3 minute read / May 27, 2012 /
Defining a Personal API
The UK is just starting to enforce EU’s cookie consent law. Visit the FT for the first time in a while and you’ll see:
In effect, this law requires consumers to define a Personal API. Consumers carry a trove of data: browsing data, ad click data, friend network data and social sharing data. Web businesses have realized the value of that data ($12B in 2011). This EU law encourages consumers to become aware of the value of this data and manage it.
The notion of a Personal API isn’t new. In fact, we’ve all defined some parts of our personal API on Facebook. Facebook application install dialogue boxes prompt us to evaluate the cost-benefit of data sharing. Although results vary widely across applications, these kinds of prompts curtail user adoption to the chagrin of developers. After Facebook increased the granularity of permissions on these boxes last year, some developers observed a 20% decline in user installs.

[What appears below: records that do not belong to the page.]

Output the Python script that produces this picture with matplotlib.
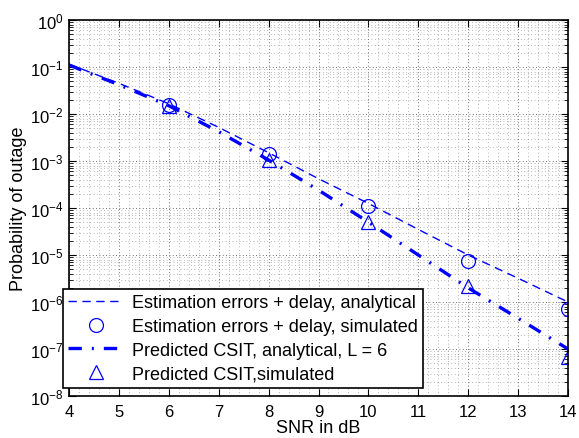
import numpy as np
import matplotlib
matplotlib.use("Agg")
import matplotlib.pyplot as plt
from matplotlib.ticker import LogLocator, MultipleLocator, NullFormatter

plt.rcParams['font.family'] = ['Liberation Sans', 'DejaVu Sans']
plt.rcParams['mathtext.fontset'] = 'custom'
plt.rcParams['mathtext.rm'] = 'Liberation Sans'
plt.rcParams['mathtext.it'] = 'Liberation Sans'

# --- data ---
snr_line = [4, 5, 6, 7, 8, 9, 10, 11, 12, 13, 14]
est_analytical = [0.115, 0.045, 0.0165, 5.2e-3, 1.5e-3, 4.2e-4, 1.25e-4, 3.5e-5, 1.0e-5, 3.2e-6, 1.0e-6]
pred_analytical = [0.11, 0.042, 0.015, 4.2e-3, 1.05e-3, 2.4e-4, 5.0e-5, 1.0e-5, 2.0e-6, 4.5e-7, 1.0e-7]

snr_sim = [6, 8, 10, 12, 14]
est_simulated = [1.55e-2, 1.4e-3, 1.1e-4, 7.4e-6, 7.0e-7]
pred_simulated = [1.45e-2, 1.05e-3, 5.0e-5, 2.2e-6, 6.8e-8]

labels = ["Estimation errors + delay, analytical",
          "Estimation errors + delay, simulated",
          "Predicted CSIT, analytical, L = 6",
          "Predicted CSIT,simulated"]

blue = (0, 0, 1)

fig = plt.figure(figsize=(5.79, 4.39), dpi=100)
ax = fig.add_axes([69 / 579, 1 - 397 / 439, (568 - 69) / 579, (397 - 21) / 439])

ax.semilogy(snr_line, est_analytical, color=blue, lw=1.0, ls=(0, (6, 4)), label=labels[0])
ax.semilogy(snr_sim, est_simulated, color=blue, lw=0, marker='o', ms=10,
            mfc='none', mew=0.9, label=labels[1])
ax.semilogy(snr_line, pred_analytical, color=blue, lw=2.4, ls=(0, (4, 3, 0.6, 3)), label=labels[2])
ax.semilogy(snr_sim, pred_simulated, color=blue, lw=0, marker='^', ms=10,
            mfc='none', mew=0.9, label=labels[3])

ax.set_xlim(4, 14)
ax.set_ylim(1e-8, 1)
ax.xaxis.set_major_locator(MultipleLocator(1))
ax.xaxis.set_minor_locator(MultipleLocator(0.2))
ax.xaxis.set_minor_formatter(NullFormatter())
ax.yaxis.set_major_locator(LogLocator(base=10, numticks=20))
ax.yaxis.set_minor_locator(LogLocator(base=10, subs=np.arange(2, 10), numticks=20))
ax.yaxis.set_minor_formatter(NullFormatter())

ax.tick_params(which='both', direction='in', top=True, right=True, labelsize=12)
ax.tick_params(axis='x', which='major', pad=6)
ax.tick_params(axis='y', which='major', pad=4)
ax.tick_params(which='major', length=5, width=0.8)
ax.tick_params(axis='y', which='minor', length=3, width=0.6)
ax.tick_params(axis='x', which='minor', length=0)

# dotted MATLAB-like grid
ax.grid(True, which='major', ls=(0, (1, 3)), color='0.25', lw=0.6)
ax.grid(True, which='minor', ls=(0, (1, 4)), color='0.45', lw=0.5)

for s in ax.spines.values():
    s.set_linewidth(1.2)

ax.set_xlabel("SNR in dB", fontsize=13, labelpad=0)
ax.set_ylabel("Probability of outage", fontsize=13, labelpad=2)

leg = ax.legend(loc='lower left', bbox_to_anchor=(63 / 579, 1 - 389 / 439),
                bbox_transform=fig.transFigure, fontsize=13, frameon=True,
                fancybox=False, edgecolor='black', framealpha=1,
                borderpad=0.3, labelspacing=0.38, handlelength=3.0,
                handletextpad=0.5, borderaxespad=0)
leg.get_frame().set_linewidth(1.2)

fig.savefig("out.png", dpi=100)
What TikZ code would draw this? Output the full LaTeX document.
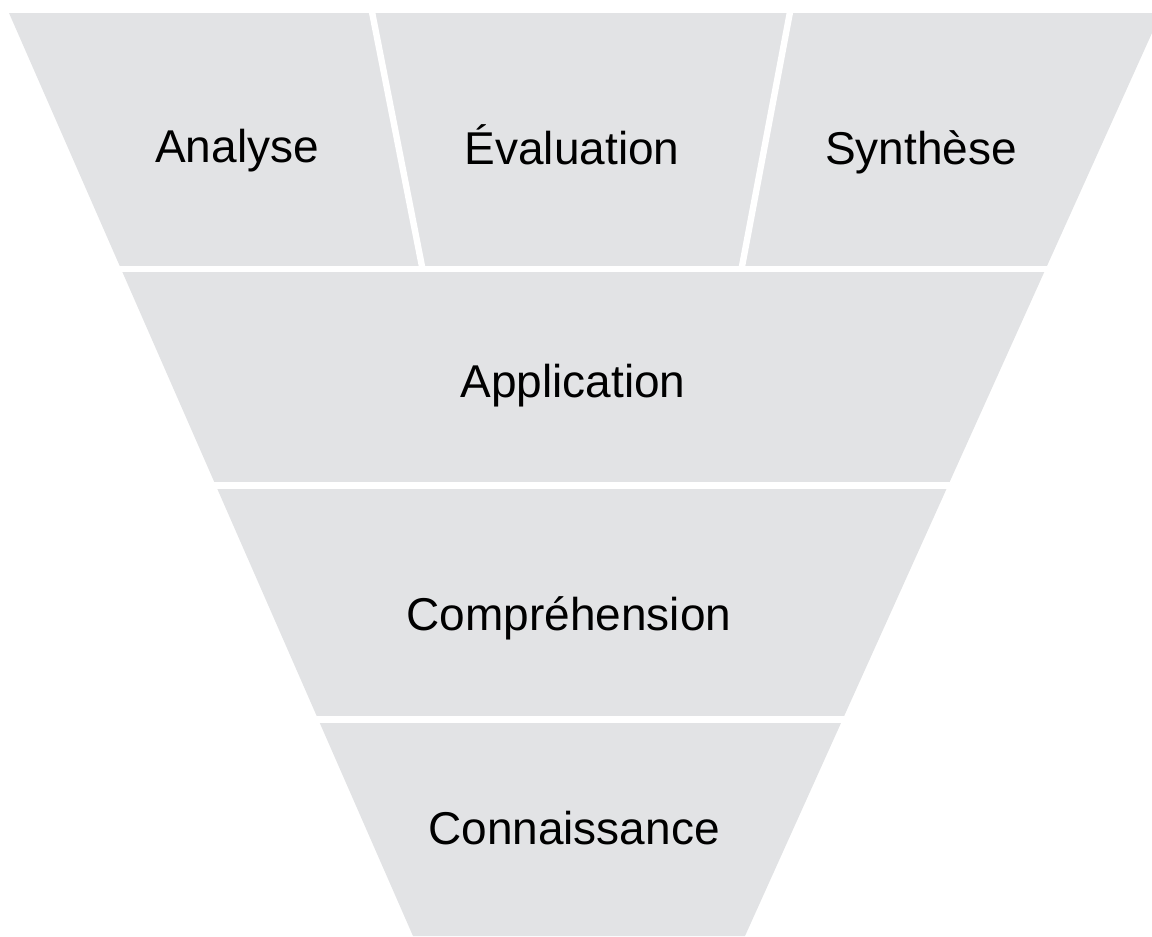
\documentclass[tikz,border=0pt]{standalone}
\usepackage{fontspec}
\setmainfont{Liberation Sans}
\definecolor{bandgrey}{RGB}{226,227,229}
\begin{document}
\begin{tikzpicture}[x=0.75pt,y=-0.75pt,
  lbl/.style={anchor=base,font=\fontsize{34.5}{40}\selectfont,text=black,inner sep=0pt},
  gap/.style={draw=white,line width=4.8pt}]
\useasboundingbox (0,0) rectangle (1152,936);
\clip (0,0) rectangle (1152,936);
% funnel
\fill[bandgrey] (9,13) -- (1161,13) -- (745,936) -- (413,936) -- cycle;
% dividers
\draw[gap] (100,269) -- (1100,269);
\draw[gap] (150,485.5) -- (1000,485.5);
\draw[gap] (250,719.5) -- (900,719.5);
\draw[gap] (372,12) -- (422.5,269);
\draw[gap] (790,12) -- (741.5,269);
% labels
\node[lbl] (ana) at (237,162) {Analyse};
\node[lbl] (eva) at (572,164) {Évaluation};
\node[lbl] (syn) at (921,164) {Synthèse};
\node[lbl] (app) at (573,397) {Application};
\node[lbl] (com) at (569,630) {Compréhension};
\node[lbl] (con) at (574,844) {Connaissance};
\end{tikzpicture}
\end{document}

The increase in data collection transparency is inexorable because consumers are paying more attention. Since 2004, Facebook has been convincing users to share ever increasing amounts of data, to dramatic effect. The company has erected the social infrastructure of the Internet. But the majority of Facebook users distrust the service. This fear isn’t unique to Facebook. New entrants, including Path, must also manage user trust.
As a result of this fraying trust, web businesses must refine a new core competency: convincing users to share their user data before experiencing an application. Part of the challenge is marketing a product’s allure. But this is the simpler problem.
Update: the EU changed the bill immediately before it was signed into law to allow implied consent. By visiting the site, a user accepts data use.
Consumer education presents the more significant challenge. Most consumers don’t understand the mechanisms or implications of data sharing.
First there is technology complexity. There are several flavors of cookie: browser sessions, true cookies, HTML5 local storage and mobile application local data store. Cookie consent restrictions are applied unevenly across these storage alternatives. Consumers need to be educated on the technical details of these alternatives.
Second, consumers will have to decide which data and how much data to share at the point they arrive on the website. Like a Facebook application install dialog box, these cookie dialogs force a consumer to think about the cost/benefit: how much data am I trading for how much gain? It’s a significant cognitive load. Websites must articulate the additional value of user cookies on a user’s very first page view of every session.
Third, consumers may need tools to manage their data across the web, the kinds of tools that Facebook, Google and Twitter have already implemented. These tools keep a list of applications accessing user data and allow consumers to revoke access to a given application at any time.
The notion of a personal API is inevitable. Both consumer demand and in some geographies, government regulation, is driving the web towards such a structure. Startups and web businesses' marketing is about to change significantly.